The Canticle was composed when Francis was nearly blind and in great pain. The joy in it is not the joy of someone whose circumstances are comfortable. It is the joy of someone whose relationship to reality has been so fundamentally reordered that even suffering cannot extinguish the praise. This is the Franciscan charism at its most characteristic: joy that is not dependent on conditions.

This Week’s Practice

Prayer in Creation

20 minutes · Daily

Go outside. This practice cannot be done indoors. If weather or circumstance makes extended outdoor time impossible, even five minutes on a doorstep or near an open window is sufficient — but make the effort to be genuinely outside, in contact with the natural world however limited.

  1. Stand or sit still for two minutes. Do nothing. Simply be present to what is around you. Do not name it, analyse it, or think about it.
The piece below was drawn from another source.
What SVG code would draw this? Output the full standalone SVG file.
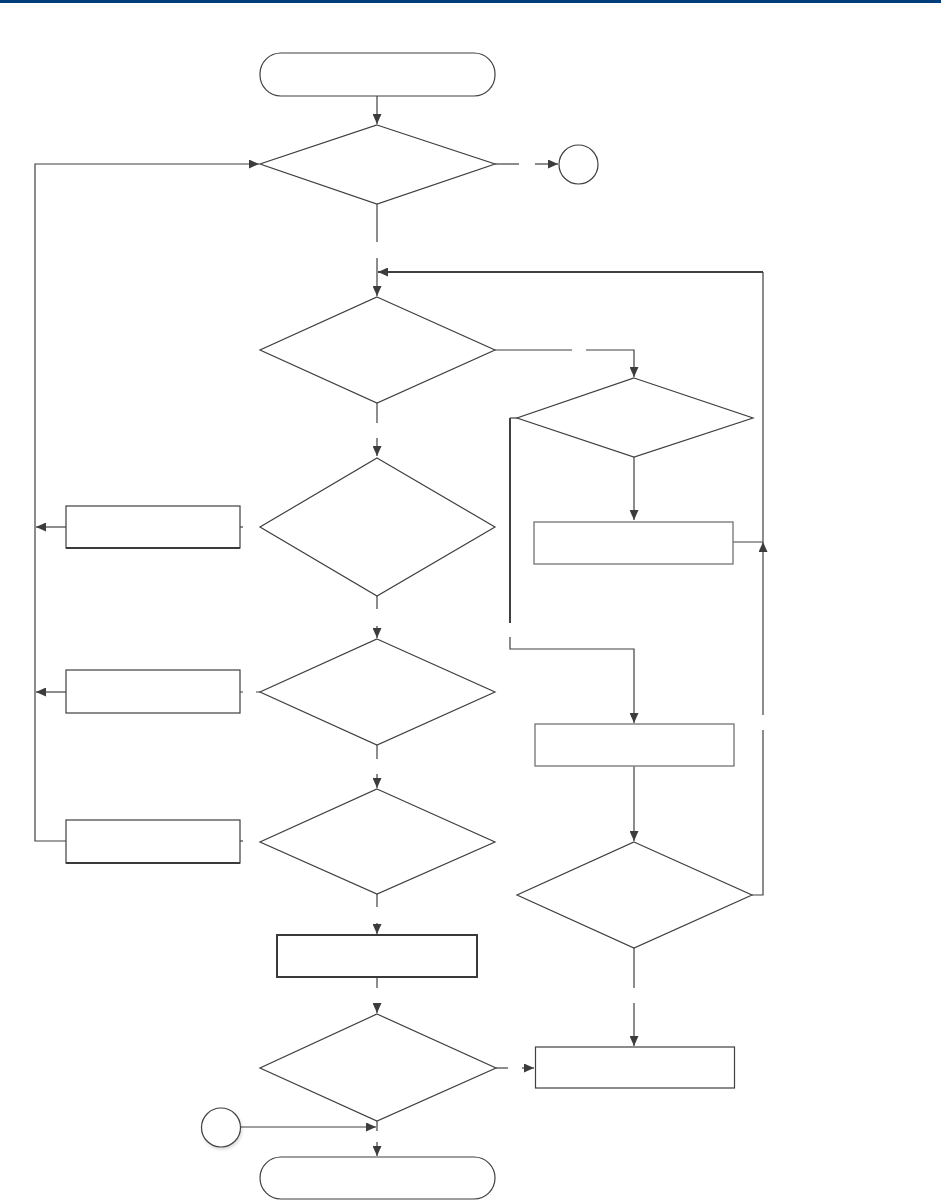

Just receive it.
  1. Begin to attend deliberately. Choose one element of the natural world immediately present to you — the sky, a tree, the ground, the light, the wind, the sound of birds or rain or traffic filtered through trees. Attend to it as Francis attended: as something that belongs to God, that speaks of God, that is your kin.
  1. Ask Francis's question interiorly: what is this creature saying about the One who made it? Not as a theological exercise — as a genuine question held before what you are looking at. Stay with it for five minutes.
  1. Pray the Canticle, or as much of it as you can recall, either aloud or interiorly. If you cannot recall it, simply address the creature before you: Brother Sun, Sister Rain, Mother Earth — praised be the God who made you. Let the naming be genuine rather than performative.
  1. Close with two minutes of silence. Let whatever the prayer produced — gratitude, wonder, simply the quality of having been present — settle before you return to ordinary activity.

If the practice feels artificial or forced, begin smaller. Sit by a window and look at the sky for five minutes without any agenda other than looking. Francis's way of seeing was not produced by technique — it was produced by years of radical poverty and dispossession that stripped away the habit of treating creation as a resource. The practice is an approximation, not a replication. But the approximation is real and worth making.

Reflection

Do you experience creation as God's gift — as something that speaks of its maker and belongs to your shared family of origin? What in the natural world speaks most directly of God to you?